SÃO PAULO – A freada nos investimentos do setor sucroalcooleiro, após o revés sofrido com a crise mundial de 2008, poderá interromper o sucesso do etanol brasileiro, uma experiência vista como modelo no mundo inteiro. Sem grandes projetos à vista, a expectativa é que haja déficit de cana-de-açúcar para atender à frota crescente de veículos flexíveis, cuja participação no mercado nacional tem avançado a uma taxa média de 35% ao ano desde 2006.
Se não houver uma reversão no quadro, a previsão é que o volume de carros bicombustível abastecidos com etanol caia gradualmente. A participação, que já atingiu 60% na safra 2008/2009, recuou para 45% neste ano, e pode despencar para 37%, em 2020/2021, segundo dados da União da Indústria de Cana-de-açúcar (Unica). Na prática, o motorista terá de consumir mais gasolina, por causa da desvantagem do preço, ou reduzir o uso do veículo.
A meta da Unica era abastecer com etanol 66% da frota de bicombustíveis – ou seja, dois terços do mercado. Mas falta matéria-prima. Nesta safra, por exemplo, o déficit seria de 143 milhões de toneladas de cana para conseguir atingir o objetivo. Para os próximos dez anos, a diferença tende a aumentar e alcançar 400 milhões de toneladas se novos projetos não saírem do papel.
Esse déficit deve ocorrer mesmo com a expansão prevista para as 430 usinas em operação hoje, diz o presidente da Unica, Marcos Jank. A expectativa é que, juntas, elas acrescentem 342 milhões de toneladas de cana nos próximos dez anos, sendo 146 milhões até 2015. Isso vai envolver a renovação dos canaviais e expansão da área plantada. Mas esses investimentos serão suficientes apenas para atender a uma parte da demanda.
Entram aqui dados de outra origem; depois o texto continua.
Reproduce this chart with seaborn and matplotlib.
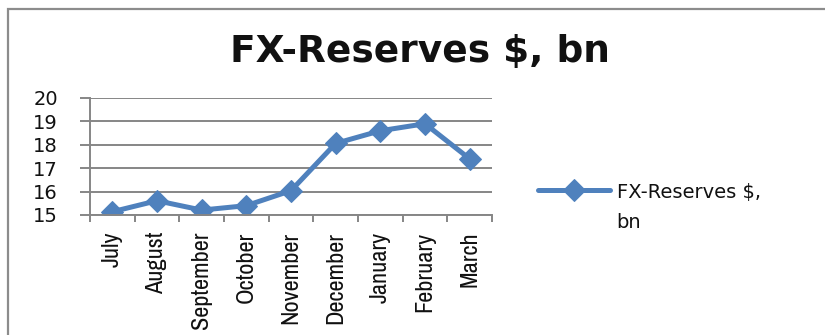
import matplotlib
matplotlib.use("Agg")
import matplotlib.pyplot as plt
from matplotlib.patches import Rectangle
from matplotlib.ticker import FixedLocator
import seaborn as sns
import pandas as pd
from matplotlib import font_manager as fm

months = ["July", "August", "September", "October", "November",
          "December", "January", "February", "March"]
reserves = [15.14, 15.61, 15.21, 15.40, 16.04, 18.06, 18.60, 18.90, 17.40]
series_name = "FX-Reserves $, bn"
title = "FX-Reserves $, bn"
yticks = [15, 16, 17, 18, 19, 20]

df = pd.DataFrame({"month": months, "value": reserves})

sns.set_theme(style="white")
plt.rcParams["font.family"] = ["DejaVu Sans"]

# pick a narrow font for the month labels if one is installed
narrow_kw = None
for f in fm.fontManager.ttflist:
    if "Narrow" in f.name or "Condensed" in f.name:
        narrow_kw = dict(family=f.name, fontsize=17.5)
        break
if narrow_kw is None:
    for f in fm.fontManager.ttflist:
        if f.name == "DejaVu Sans" and str(f.stretch) in ("condensed", "semi-condensed"):
            narrow_kw = dict(family="DejaVu Sans", stretch="condensed", fontsize=14)
            break
if narrow_kw is None:
    narrow_kw = dict(family="DejaVu Sans", fontsize=13)

blue = "#4F81BD"
grid_c = "#868686"

fig = plt.figure(figsize=(8.25, 3.35), dpi=100)
ax = fig.add_axes([90 / 825, 1 - 215 / 335, 402 / 825, 117 / 335])

sns.lineplot(data=df, x="month", y="value", ax=ax, sort=False,
             color=blue, linewidth=3.6, marker="D", markersize=11,
             markeredgecolor=blue, label="FX-Reserves $,\nbn")

ax.set_xlim(-0.5, len(months) - 0.5)
ax.set_ylim(yticks[0], yticks[-1])
ax.set_yticks(yticks)
ax.set_yticklabels([str(v) for v in yticks], fontsize=14, color="#111111")
ax.yaxis.grid(True, color=grid_c, linewidth=1.4)
ax.set_axisbelow(True)
ax.tick_params(axis="y", direction="out", length=7, width=1.4,
               color=grid_c, pad=16, left=True)

ax.set_xticks(range(len(months)))
ax.set_xticklabels(months, rotation=90, color="#111111", **narrow_kw)
ax.xaxis.set_minor_locator(FixedLocator([i - 0.5 for i in range(len(months) + 1)]))
ax.tick_params(axis="x", which="major", length=0, pad=12)
ax.tick_params(axis="x", which="minor", direction="out", length=5,
               width=1.4, color=grid_c, bottom=True)

for s in ["top", "right"]:
    ax.spines[s].set_visible(False)
for s in ["left", "bottom"]:
    ax.spines[s].set_color(grid_c)
    ax.spines[s].set_linewidth(1.4)

ax.set_xlabel("")
ax.set_ylabel("")

leg = ax.legend(loc="upper left", bbox_to_anchor=(538 / 825, 1 - 183 / 335),
                bbox_transform=fig.transFigure, frameon=False,
                fontsize=14, handlelength=3.7, handletextpad=0.35,
                borderpad=0, borderaxespad=0)
for t in leg.get_texts():
    t.set_linespacing(1.75)
    t.set_color("#111111")
# align the legend handle with the first text line
for ln in leg.get_lines():
    ln.set_ydata([y + 13 for y in ln.get_ydata()])

fig.text(419.5 / 825, 1 - 52 / 335, title, ha="center", va="center",
         fontsize=27, fontweight="bold", color="#111111")

fig.patches.append(Rectangle((7.5 / 825, -0.2), 1.2, 1.2 - 9 / 335,
                             transform=fig.transFigure, fill=False,
                             edgecolor="#8c8c8c", linewidth=1.6))

fig.savefig("out.png", dpi=100)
Área plantada. Para abastecer 66% dos carros flex, o País teria de dobrar a área plantada, chegando a algo como 18 milhões de hectares – isso, nos padrões atuais, sem considerar as novas tecnologias, que poderão aumentar a produtividade. Na safra atual, o aumento da área plantada será de 4,8%, segundo a Companhia Nacional de Abastecimento (Conab). Nas contas de Jank, o setor precisará de R$ 80 bilhões de investimentos nos próximos dez anos para atender à demanda. Isso significa 133 usinas, ou 15 unidades por ano.
O problema é que não há sinalização de que esses projetos possam se tornar realidade no curto prazo. O vice-presidente da Dedini (fabricante de equipamento), José Olivério, confirma o baixo astral do setor. Ele conta que a última decisão de investimento foi tomada em 2007.
Desde então, não surgiu nada novo. Este ano, apareceram algumas consultas, segundo ele, mas a maioria se refere à expansão da infraestrutura atual. “São projetos que foram interrompidos com a crise e que agora precisam ser revistos, precisam da atualização dos orçamentos. Mas o movimento está muito tímido”, destaca Olivério.